Fino a qui la descrizione del viaggio in treno e poi in carrozza, quella dei paesaggi naturali e anche la descrizione del castello sono fedeli nel film di Coppola, ma davvero fedelissima è la rappresentazione degli atteggiamenti del conte, addirittura certe battute sono prese pari pari dal romanzo, lo dimostra la scena di cui parlo ora.

Il mattino seguente, mentre si sta radendo, Jonathan, che non se ne accorge, è raggiunto dal conte ma, non vedendolo riflesso nello specchietto da toilette, si spaventa quando il suo ospite parla e si taglia con il rasoio. Per un attimo l'atteggiamento di Dracula alla vista del sangue si fa selvaggio, ma si blocca all'improvviso quando intravede il crocifisso al collo di Jonathan. Gli prende il rasoio dalle mani e lancia fuori dalla finestra lo specchietto con un pretesto (è un simbolo di vanità). 

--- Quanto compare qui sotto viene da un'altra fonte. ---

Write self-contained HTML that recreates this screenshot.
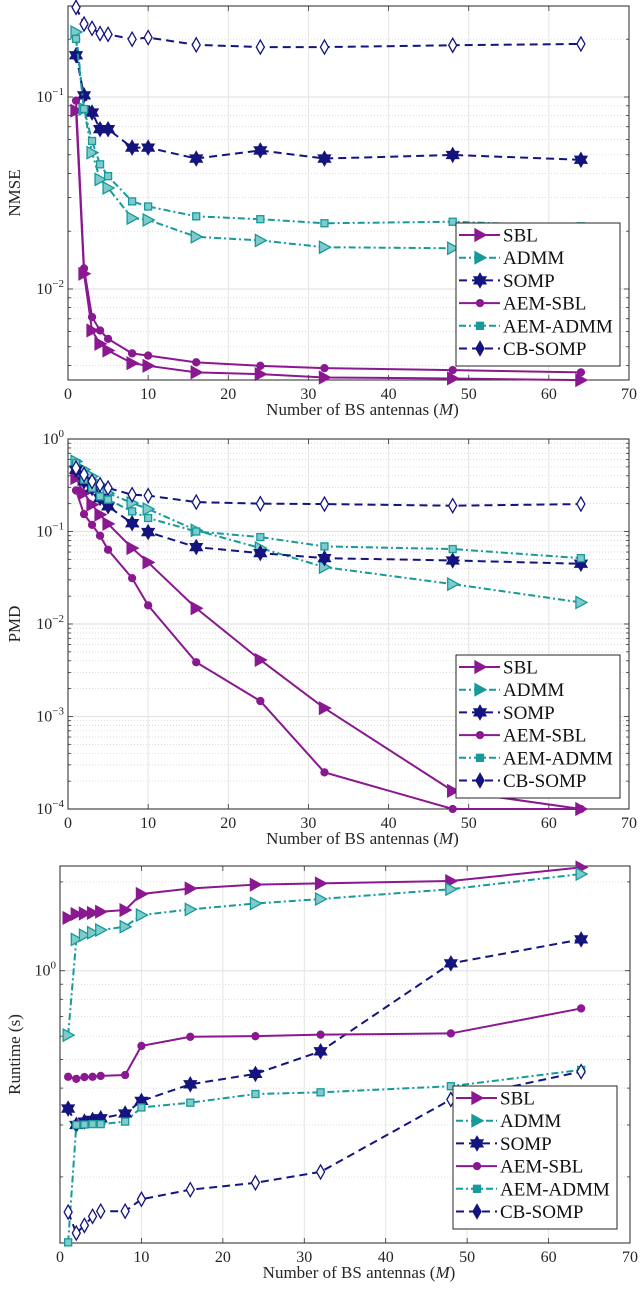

N.B. Esplorando un po' l'edificio, Jonathan si era accorto che non ci sono specchi in tutto il palazzo.
Behold!:


Quando Jonathan si dedica ancora una volta all'esplorazione del castello, trova moltissime porte ma tutte chiuse (il conte gli aveva detto che poteva entrare in ogni stanza del castello purché la porta non fosse chiusa a chiave). Le uniche vie d'uscita sono le finestre, ma il castello sorge sopra a un precipizio e uscire dalla finestra è sinonimo di morte certa. Oltre il precipizio ci sono solo boschi. Nessuna porta del castello conduce a un'uscita. Jonathan si rende conto di essere prigioniero (no, non sei in Matrix, cicci, non è tutto nella tua testa...).